I did all kinds of work as a writer and editor for my hometown newspaper, but my favorite thing to do, the thing I was best at and best known for, was in “telling the stories of my people” better than they could do it themselves. Whether it was an artist preparing for an exhibition or an 80-year-old veteran recalling his days in World War II, I delighted in being able to get inside someone’s head for a while and write about it. I often likened it to the work of a sculptor. We have a conversation or two so I can gather raw material. I take a lot of notes and come away with a big bundle of words, then before the next deadline sit down and whittle away at my notebook, stacking up quotes and filling the gaps with paraphrase and my own keen observation, creating a word picture as dense as poetry to fit into however many column inches I was allowed. Sometimes two stories a day. That’s some heavy word lifting, but it’s what I did best. During one evaluation, my editor said, “You could fall out of bed in the morning and get a story out of it.” I took it both as a compliment and as a challenge.
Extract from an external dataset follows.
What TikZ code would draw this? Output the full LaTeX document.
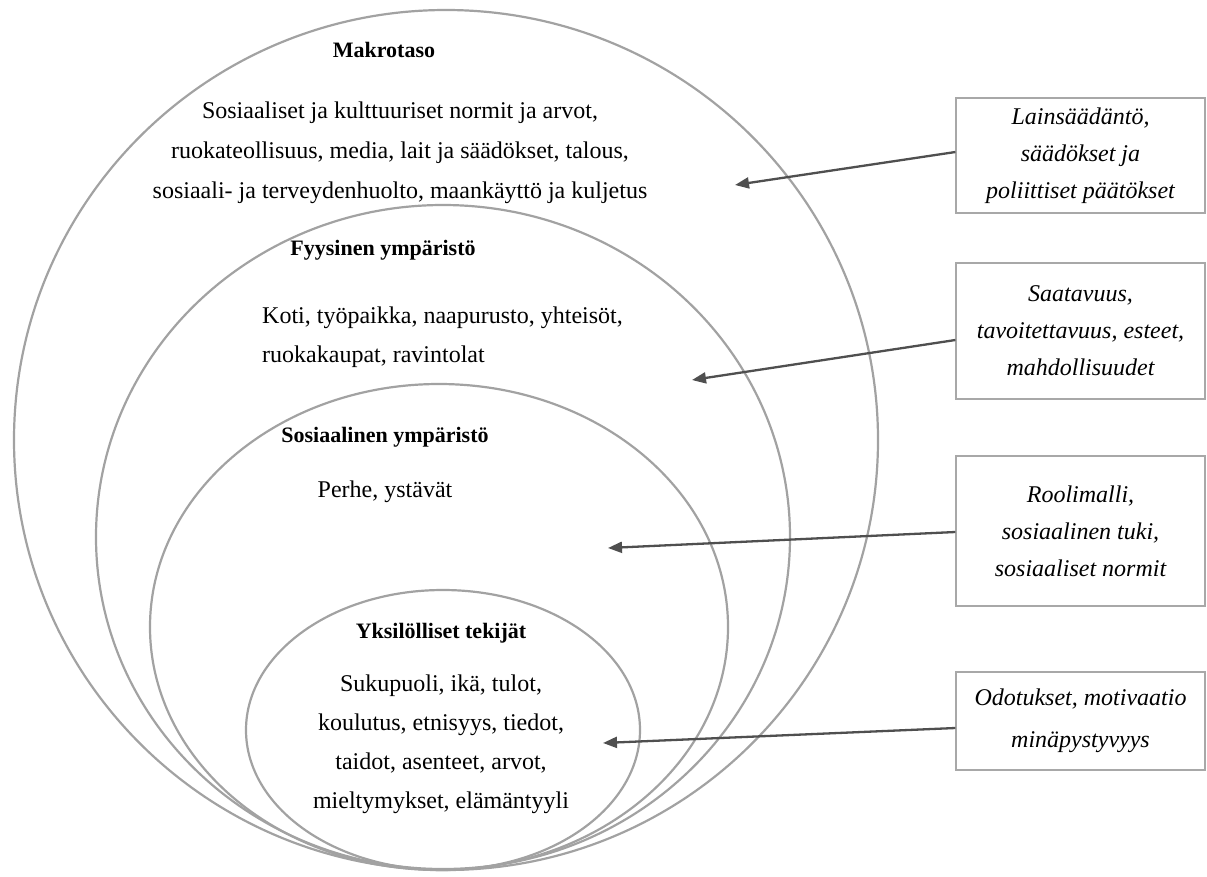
\documentclass[tikz,border=0pt]{standalone}
\usepackage{fontspec}
\setmainfont{Liberation Serif}
\usepackage[]{tikz}
\usetikzlibrary{positioning,shapes,calc}
\usetikzlibrary{arrows.meta}
\definecolor{ringGray}{HTML}{A2A2A2}
\definecolor{boxGray}{HTML}{A8A8A8}
\definecolor{arrowGray}{HTML}{4F4F4F}
\tikzstyle{ring}       =[ellipse, draw=ringGray, line width=2.2pt, inner sep=0pt]
\tikzstyle{levelTitle} =[font=\fontsize{22}{26}\selectfont\bfseries]
\tikzstyle{levelText}  =[align=center, inner sep=0pt]
\tikzstyle{boxItalic}  =[rectangle, draw=boxGray, line width=1.2pt, minimum width=249pt,
                         align=center, font=\fontsize{24}{37}\selectfont\itshape]
\tikzstyle{influence}  =[draw=arrowGray, line width=2.3pt, -{Triangle[length=14pt,width=11pt]}]

\begin{document}
\begin{tikzpicture}[x=1pt,y=-1pt]
      \useasboundingbox (0,0) rectangle (1207,876);
      % nested levels
      \node[ring] (makro) [minimum width=864pt, minimum height=860pt] at (446,440) {};
      \node[ring] (fyys)  [minimum width=694pt, minimum height=664pt] at (443,537) {};
      \node[ring] (sos)   [minimum width=578pt, minimum height=486pt] at (439,627) {};
      \node[ring] (yks)   [minimum width=394pt, minimum height=280pt] at (443,730) {};
      % texts inside the levels
      \node[levelTitle] (makroT) [] at (384,50) {Makrotaso};
      \node[levelText] (makroB) [font=\fontsize{24}{40}\selectfont] at (400,153)
        {Sosiaaliset ja kulttuuriset normit ja arvot,\\
         ruokateollisuus, media, lait ja säädökset, talous,\\
         sosiaali- ja terveydenhuolto, maankäyttö ja kuljetus};
      \node[levelTitle] (fyysT) [] at (383,250) {Fyysinen ympäristö};
      \node[levelText] (fyysB) [align=left, anchor=west, font=\fontsize{24}{39}\selectfont] at (262,337)
        {Koti, työpaikka, naapurusto, yhteisöt,\\
         ruokakaupat, ravintolat};
      \node[levelTitle] (sosT) [] at (385,437) {Sosiaalinen ympäristö};
      \node[levelText] (sosB) [font=\fontsize{24}{28}\selectfont] at (385,492) {Perhe, ystävät};
      \node[levelTitle] (yksT) [] at (441,633) {Yksilölliset tekijät};
      \node[levelText] (yksB) [font=\fontsize{24}{39}\selectfont] at (441,744)
        {Sukupuoli, ikä, tulot,\\
         koulutus, etnisyys, tiedot,\\
         taidot, asenteet, arvot,\\
         mieltymykset, elämäntyyli};
      % influences
      \node[boxItalic] (lait)   [minimum height=115pt] at (1080.5,155.5)
        {Lainsäädäntö,\\ säädökset ja\\ poliittiset päätökset};
      \node[boxItalic] (saat)   [minimum height=136pt] at (1080.5,331)
        {Saatavuus,\\ tavoitettavuus, esteet,\\ mahdollisuudet};
      \node[boxItalic] (rooli)  [minimum height=150pt] at (1080.5,531)
        {Roolimalli,\\ sosiaalinen tuki,\\ sosiaaliset normit};
      \node[boxItalic] (odot)   [minimum height=98pt, font=\fontsize{24}{42}\selectfont\itshape] at (1080.5,721)
        {Odotukset, motivaatio\\ minäpystyvyys};
      \coordinate (tMakro) at (735,185);
      \coordinate (tFyys)  at (692,380);
      \coordinate (tSos)   at (608,548);
      \coordinate (tYks)   at (603,743);
      \draw[influence] ([yshift=3.5pt]lait.west) -- (tMakro);
      \draw[influence] ([yshift=-9pt]saat.west) -- (tFyys);
      \draw[influence] ([yshift=-1pt]rooli.west) -- (tSos);
      \draw[influence] ([yshift=-7pt]odot.west) -- (tYks);
    \end{tikzpicture}
\end{document}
It was and is my deeply held belief that “Everybody Has a Story,” and for a time I wrote a weekly feature under that header. My coworkers would challenge me with the most mundane tips (an old fella with a collection of meat grinders or a woman who made a scarecrow out of clay pots and grew flowers to sculpt into clothes and hair), but I could get twelve rich column inches out of any ten-minute conversation. If you had an hour to give me, I could write your masterpiece. When I created the True Crime Historian podcast, it was much the same process, different media: gather vintage newspaper accounts and assemble them into an oral narrative.
So now in this final quarter of my life, I have been challenged by the visual arts. Painting and drawing, specifically. My painting experience up to now has mostly been about slapping paint around just to have a grin. In my early 20s, during a period of unemployment and deep depression, I painted three or four Van Gogh copies that I gave to friends, but then I got a job and could afford to party in my spare time, so that passed. When my kids were little, we’d take art classes together and sometimes go on plein air picnics, displaying our work on a family gallery wall in the rec room. It snuck up on me this time. Inspired by a Bob Ross marathon one dreary winter night after my old dog died,I got the urge to paint some picture for my kids for Christmas. I’ve always loved getting artwork from them. My paintings came out okay enough, and I still had some paint left, so I did a few more landscapes and some flowers. When I posted them on social media, my friends were very encouraging and one sent me a photo and asked if I did portraits. I did not. I took it as a challenge.
I’ve been told I should “get serious” about it, and I took that as a challenge, too. But if I’m to do this, I want to do more than make pretty pictures. If I’m to be “serious” about painting, it needs to fit into my own biographical arc, my life as a raconteur. I have plenty of ideas for epic narrative paintings, to be sure, and I want to get to that, but for my first exhibition, I wanted to do something basic that gets to the heart of “everybody has a story” in a visual sense. The most obvious visual expression of someone’s story is how they reveal it in their face. I’ve done interviews where I never had to ask a single question, but just let them talk. Likewise, visually speaking, some people you can meet for the first time, look at their face and know they have a story or a hundred to tell. I’ve sought some of those people out, but I’ve also challenged myself to get a story out of Everybody, even if I have to ask a few questions to pry it out of them.
Everybody does have a story, and it’s in your face.